Семь писем о лете - страница 3



Доктор, ее amant, затерялся на фронтах. Потом, как выяснилось позднее, по заданию комиссариата организовывал госпитали то здесь, то там. Но в один прекрасный час вдруг оказался в Петрограде, только что сделавшемся Ленинградом, и стал одним из ведущих хирургов в том самом медицинском институте, где работала Надежда. Они встретились и узнали друг друга.

Он скоро исчез, но родилась Настя. По версии Надежды Игнатьевны, Настин отец умер от гриппа, так и не увидев дочери. Писем, однако, никаких не сохранилось и портретов тоже, а Надежда Игнатьевна носила девичью фамилию – Афанасьева, которую передала Насте.

Утаивание имени Настиного отца объясняться могло разными причинами: выслан или расстрелян (тогда подметали тех, кто был связан с эсерами) или эмигрировал одним из последних. Но это версия Настиного сына – Асиного деда. На самом деле мало ли что могло быть. Любовная измена, потеря интереса, разочарование или страшная ссора на профессиональной почве. Мало ли…

Отчество Настино было Александровна, но, откуда оно явилось, никто теперь не знает.

С родителями Надежда Игнатьевна, видимо, порвала еще в ранней эмансипированной молодости и никогда о них не упоминала и даже случайно не проговаривалась. На вопросы Настины о бабушках и дедушках отвечала: их нет и замыкалась наглухо.

Как бы там ни было, растила она Настю одна. Родила в институте, где работала, и вскоре получила комнату в доме неподалеку, в том самом «доме с башнями», в коммунальной квартире на шесть семей, окнами выходящей на Большой проспект. Это было весьма пристойным жильем, в особенности по сравнению с углом в барачном общежитии, где она ютилась лет… Лет семь получается? Да, лет семь или восемь – с семнадцатого-восемнадцатого по двадцать пятый – двадцать шестой, когда родилась Настя.

Обживались по бедности очень постепенно, выстраивали жизнь от печки, вернее, от ее четвертного сектора, выступавшего в комнату. Сначала у печки поставлена была лежанка, сколоченная институтским плотником. На лежанку Надежда положила свой старый сбитый в блин, матрасик и две подушки, одну побольше, другую маленькую – к стенке – для Насти. Скарб хранили в ящиках, Настино барахлишко – в шляпном коробе из тонкой лакированной фанеры.

Позднее появились стол, комод, трон с высокой, выше головы, резной спинкой и мягким сиденьем и две табуретки. Когда Настя подросла, купили ей диванчик-оттоманку. Жизнь подналадилась, появились на окнах занавески с рукодельными прошивками понизу вместо прежних вырезных бумажных кружев, которыми завешивали окно.

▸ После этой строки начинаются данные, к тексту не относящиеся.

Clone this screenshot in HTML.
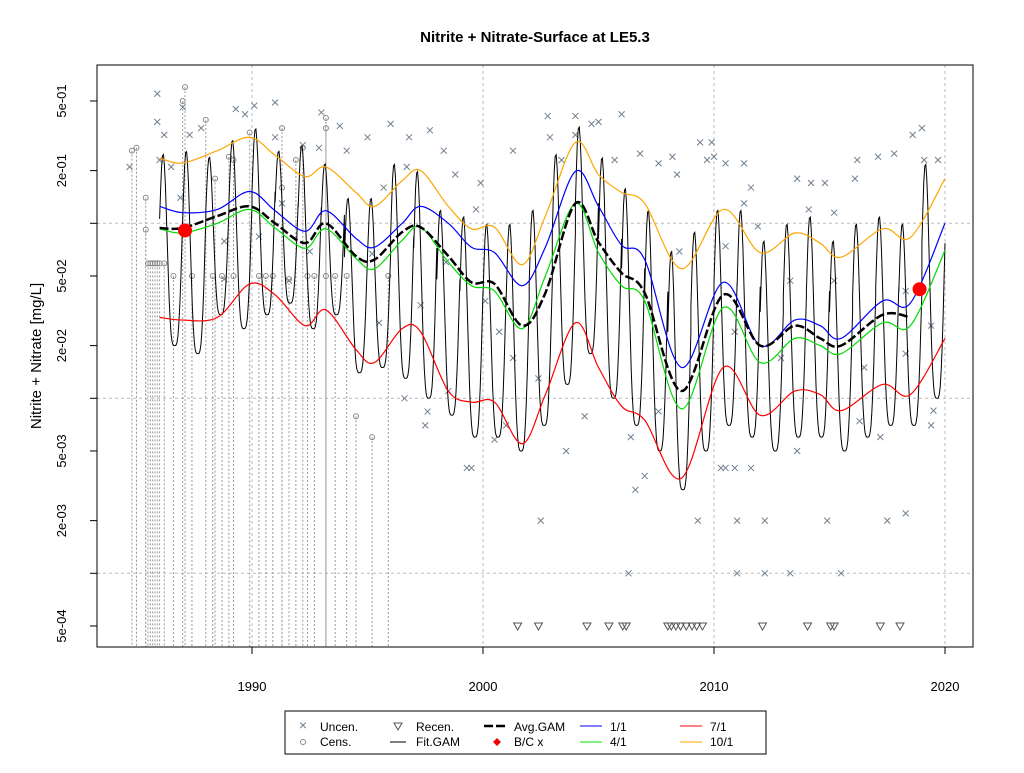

Появились плетенные кругами половички и длинная голая, но роскошно цветущая красными букетами герань на подоконнике.

И невесть откуда взялось в комнате на сумрачной стороне Большого проспекта солнце, и днем повадился спать на Настиной оттоманке соседский рыжий кот-мышелов, исправный ночной охотник.

– Мсье Коконасс, мон шер, где ты, змей, пропадаешь?! – иерихонским гласом звала его хозяйка, супруга дворника (парочка была из недорезанных). – А вот молочка паршивому коту!

– Жюстин, не срамись – не ругайся как ломовой извозчик! Ты мне лучше молоко в чай вылей, – ворчал супруг-дворник. – А этому налетчику и воды довольно мышей запивать.

– Устинья Леонидовна, Кока у нас спит, – сообщала Настя, выглядывая из комнаты. – Он не мешает.

– Не храпит? – интересовалась соседка.